How We Listen

I finished my graduate program well over 20 years ago. The very first class I took is the one that still resonates most clearly today. It was called “The Helping Relationship” The entire semester was a deep dive into how we listen to and validate others. First and foremost there is eye contact. Arguably this is somewhat of a lost art among our culture today as many of us find ourselves talking to someone who is looking at their phone! I have found that often what others want is to simply feel heard. If I try to hard to think of what response to give  or what solution to offer then I have failed the other person because I have stopped listening.  Things such as tone of voice and body posture are equally important. Asking questions that show a desire to understand at a deeper level  help to set the stage for validation.
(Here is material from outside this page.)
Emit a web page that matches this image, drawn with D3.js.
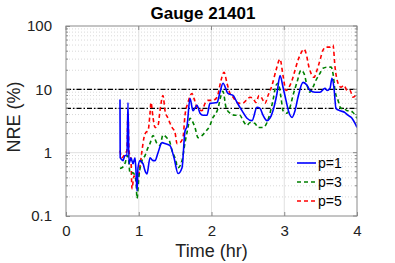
<!DOCTYPE html>
<html>
<head>
<meta charset="utf-8">
<script src="https://cdn.jsdelivr.net/npm/d3@7"></script>
<style>
body { margin: 0; background: #fff; }
text { font-family: "Liberation Sans", Arial, sans-serif; }
</style>
</head>
<body>
<svg width="395" height="263"></svg>
<script>
// NRE vs time for gauge 21401, three p values

var xTicks = [0, 1, 2, 3, 4];
var yTicks = [0.1, 1, 10, 100];
var yTickLabels = ["0.1", "1", "10", "100"];
var refLevels = [10, 5];

var seriesNames = ["p=1", "p=3", "p=5"];

var p1 = [[0.742,6.9],[0.745,0.83],[0.756,0.80],[0.784,0.75],[0.811,0.90],[0.838,0.90],[0.852,6.2],[0.866,0.67],
	[0.893,0.83],[0.921,0.67],[0.948,0.83],[0.962,0.52],[0.976,0.25],[0.990,0.58],[1.017,0.75],[1.058,0.67],
	[1.086,0.52],[1.113,0.46],[1.155,0.83],[1.196,0.75],[1.223,0.75],[1.265,1.0],[1.320,1.44],[1.361,1.39],
	[1.430,1.29],[1.485,0.83],[1.540,0.47],[1.595,0.58],[1.636,2.2],[1.663,2.6],[1.704,7.2],[1.746,4.6],
	[1.801,5.6],[1.842,4.2],[1.883,3.9],[1.938,3.9],[1.979,6.0],[2.076,6.2],[2.117,9.0],[2.158,12.5],
	[2.227,8.6],[2.296,8.0],[2.351,6.2],[2.419,4.6],[2.488,3.5],[2.557,3.2],[2.625,5.2],[2.667,5.0],
	[2.708,3.9],[2.763,3.2],[2.804,3.5],[2.845,4.6],[2.900,8.6],[2.942,16.5],[2.983,10.8],[3.024,6.7],
	[3.065,4.3],[3.107,3.6],[3.148,4.6],[3.189,7.5],[3.258,12.9],[3.313,11.6],[3.354,9.6],[3.423,9.0],
	[3.491,9.0],[3.560,10.4],[3.588,9.6],[3.629,10.4],[3.656,15.0],[3.684,10.4],[3.711,5.0],[3.766,4.6],
	[3.835,4.3],[3.876,3.9],[3.931,3.5],[3.973,2.9],[4.0,2.5]];

var p3 = [[0.742,0.56],[0.797,0.62],[0.852,0.90],[0.880,0.48],[0.921,0.48],[0.962,0.36],[0.976,0.19],[1.003,0.43],
	[1.045,0.75],[1.086,0.90],[1.127,1.20],[1.155,1.40],[1.196,1.86],[1.251,1.39],[1.292,1.3],[1.333,1.9],
	[1.388,1.7],[1.430,1.44],[1.457,1.08],[1.498,0.83],[1.540,0.58],[1.595,0.75],[1.636,1.44],[1.677,2.5],
	[1.704,3.5],[1.732,3.2],[1.773,2.5],[1.814,1.73],[1.869,1.86],[1.911,2.1],[1.979,2.7],[2.021,3.6],
	[2.062,4.2],[2.089,5.0],[2.131,8.0],[2.158,9.3],[2.199,5.2],[2.254,4.2],[2.323,3.9],[2.392,3.9],
	[2.433,3.2],[2.488,2.7],[2.529,3.0],[2.598,2.9],[2.639,2.5],[2.708,2.5],[2.763,3.0],[2.804,4.2],
	[2.845,6.7],[2.887,11.6],[2.914,12.5],[2.955,7.5],[2.983,4.6],[3.038,4.2],[3.079,5.2],[3.120,8.0],
	[3.175,12.9],[3.230,20.0],[3.271,17.9],[3.313,11.6],[3.354,9.0],[3.395,10.8],[3.436,13.9],[3.491,17.9],
	[3.533,21.5],[3.588,22.4],[3.643,22.4],[3.670,17.9],[3.698,9.6],[3.739,6.7],[3.780,5.0],[3.821,5.0],
	[3.863,4.6],[3.904,4.6],[3.945,4.3],[4.0,3.5]];

var p5 = [[0.742,1.08],[0.770,0.83],[0.811,0.96],[0.838,1.08],[0.852,4.2],[0.866,1.08],[0.893,0.75],[0.907,0.27],
	[0.935,0.43],[0.962,0.36],[0.990,0.39],[1.017,0.62],[1.045,1.08],[1.072,1.73],[1.100,2.1],[1.127,2.2],
	[1.155,4.2],[1.168,6.2],[1.196,3.6],[1.223,2.5],[1.265,2.7],[1.292,4.6],[1.333,8.0],[1.361,4.6],
	[1.402,3.5],[1.457,2.5],[1.498,2.1],[1.526,1.39],[1.567,1.44],[1.608,1.73],[1.636,3.9],[1.677,6.2],
	[1.732,8.6],[1.759,7.2],[1.801,5.2],[1.869,4.6],[1.911,6.0],[1.952,6.7],[2.021,6.7],[2.076,7.5],
	[2.131,13.9],[2.172,18.6],[2.213,12.5],[2.254,8.6],[2.296,7.5],[2.351,6.2],[2.392,6.0],[2.447,6.2],
	[2.502,7.2],[2.529,7.5],[2.570,7.2],[2.612,6.2],[2.653,8.0],[2.694,7.2],[2.735,6.0],[2.777,8.0],
	[2.832,11.6],[2.887,20.0],[2.942,30.0],[2.983,16.6],[3.024,9.6],[3.065,10.8],[3.107,13.9],[3.148,20.0],
	[3.189,28.8],[3.230,37.3],[3.271,43.1],[3.299,37.3],[3.340,22.4],[3.368,17.9],[3.409,15.5],[3.450,20.0],
	[3.491,28.8],[3.533,41.6],[3.574,46.4],[3.629,46.4],[3.670,49.9],[3.698,22.4],[3.739,12.5],[3.780,10.8],
	[3.821,11.6],[3.863,9.6],[3.904,9.6],[3.945,7.5],[4.0,8.6]];

var seriesData = [p1, p3, p5];
var seriesColors = ["#0000ff", "#008000", "#ff0000"];
var seriesDash = [null, "4,3", "4,3"];

var margin = {top: 26, right: 38, bottom: 47, left: 66};
var svg = d3.select("svg");
var width = +svg.attr("width") - margin.left - margin.right;
var height = +svg.attr("height") - margin.top - margin.bottom;

var x = d3.scaleLinear().domain([0, 4]).range([0, width]);
var y = d3.scaleLog().domain([0.1, 100]).range([height, 0]);

var g = svg.append("g").attr("transform", "translate(" + margin.left + "," + margin.top + ")");

// minor y grid (dotted)
var minor = [];
[0.1, 1, 10].forEach(d => { for (var k = 2; k <= 9; k++) minor.push(d * k); });

g.append("g").selectAll("line").data(minor).enter().append("line")
	.attr("x1", 0).attr("x2", width)
	.attr("y1", d => y(d)).attr("y2", d => y(d))
	.attr("stroke", "#c8c8c8").attr("stroke-width", 0.7).attr("stroke-dasharray", "1,2");

// major grid
g.append("g").selectAll("line").data(yTicks.slice(1, -1)).enter().append("line")
	.attr("x1", 0).attr("x2", width)
	.attr("y1", d => y(d)).attr("y2", d => y(d))
	.attr("stroke", "#e0e0e0").attr("stroke-width", 1);
g.append("g").selectAll("line").data(xTicks.slice(1, -1)).enter().append("line")
	.attr("y1", 0).attr("y2", height)
	.attr("x1", d => x(d)).attr("x2", d => x(d))
	.attr("stroke", "#e0e0e0").attr("stroke-width", 1);

// reference levels
g.append("g").selectAll("line").data(refLevels).enter().append("line")
	.attr("x1", 0).attr("x2", width)
	.attr("y1", d => y(d)).attr("y2", d => y(d))
	.attr("stroke", "#000").attr("stroke-width", 1.2).attr("stroke-dasharray", "5,2,1.5,2");

svg.append("clipPath").attr("id", "clip").append("rect")
	.attr("width", width).attr("height", height);

var line = d3.line().curve(d3.curveMonotoneX).x(d => x(d[0])).y(d => y(d[1]));

g.append("g").attr("clip-path", "url(#clip)")
	.selectAll("path").data([2, 1, 0]).enter().append("path")
	.attr("d", i => line(seriesData[i]))
	.attr("fill", "none")
	.attr("stroke", i => seriesColors[i])
	.attr("stroke-width", 1.6)
	.attr("stroke-dasharray", i => seriesDash[i]);

// axes box and inward ticks
var axisColor = "#8a8a8a";
g.append("rect").attr("width", width).attr("height", height)
	.attr("fill", "none").attr("stroke", axisColor).attr("stroke-width", 1);

var xAxis = d3.axisBottom(x).tickValues(xTicks).tickSize(-4).tickPadding(9).tickFormat(d3.format("d"));
var xg = g.append("g").attr("transform", "translate(0," + height + ")").call(xAxis);
xg.select(".domain").remove();

var yAxis = d3.axisLeft(y).tickValues(yTicks).tickSize(-4).tickPadding(14)
	.tickFormat((d, i) => yTickLabels[i]);
var yg = g.append("g").call(yAxis);
yg.select(".domain").remove();

[xg, yg].forEach(a => {
	a.selectAll("line").attr("stroke", axisColor);
	a.selectAll("text").attr("fill", "#222").style("font-size", "15px")
		.style("font-family", "'Liberation Sans', Arial, sans-serif");
});

// minor ticks on both y sides, top ticks
g.append("g").selectAll("line").data(minor).enter().append("line")
	.attr("x1", 0).attr("x2", 2).attr("y1", d => y(d)).attr("y2", d => y(d)).attr("stroke", axisColor);
g.append("g").selectAll("line").data(minor).enter().append("line")
	.attr("x1", width).attr("x2", width - 2).attr("y1", d => y(d)).attr("y2", d => y(d)).attr("stroke", axisColor);
g.append("g").selectAll("line").data(yTicks).enter().append("line")
	.attr("x1", width).attr("x2", width - 4).attr("y1", d => y(d)).attr("y2", d => y(d)).attr("stroke", axisColor);
g.append("g").selectAll("line").data(xTicks).enter().append("line")
	.attr("y1", 0).attr("y2", 4).attr("x1", d => x(d)).attr("x2", d => x(d)).attr("stroke", axisColor);

// labels
svg.append("text").attr("x", 203).attr("y", 19).attr("text-anchor", "middle")
	.style("font-size", "17px").style("font-weight", "bold").attr("fill", "#000")
	.text("Gauge 21401");
svg.append("text").attr("x", margin.left + width / 2).attr("y", 257).attr("text-anchor", "middle")
	.style("font-size", "18px").attr("fill", "#222").text("Time (hr)");
svg.append("text").attr("transform", "translate(20," + (margin.top + height / 2 - 4) + ") rotate(-90)")
	.attr("text-anchor", "middle").style("font-size", "18px").attr("fill", "#222").text("NRE (%)");

// legend
var legend = g.append("g").attr("transform", "translate(" + (width - 60) + "," + (height - 53) + ")");
seriesNames.forEach((name, i) => {
	var row = legend.append("g").attr("transform", "translate(0," + (i * 19) + ")");
	row.append("line").attr("x1", 0).attr("x2", 19).attr("y1", 0).attr("y2", 0)
		.attr("stroke", seriesColors[i]).attr("stroke-width", 1.6)
		.attr("stroke-dasharray", seriesDash[i]);
	row.append("text").attr("x", 21).attr("y", 5).style("font-size", "14px").attr("fill", "#000").text(name);
});
</script>
</body>
</html>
Validation occurs by responding in a way that is neither condescending or judgemental. Validation is not stating to the other person “I know how you feel” it is instead a process of reflecting back to the other our understanding that something must be scary, or sad, or difficult for them. Our questions need to reflect our belief that the other person is truly the best expert of themselves. 

In one of my earlier posts I talked about the importance of being present in the here and now. I cannot emphasize enough how this relates to the art of listening. How we help is as important as the fact that we helped at all. 

Try to make one small change today. Be mindful of how you really listen to another person. How focused and present can you be?

Hint…. It takes more practice than you think!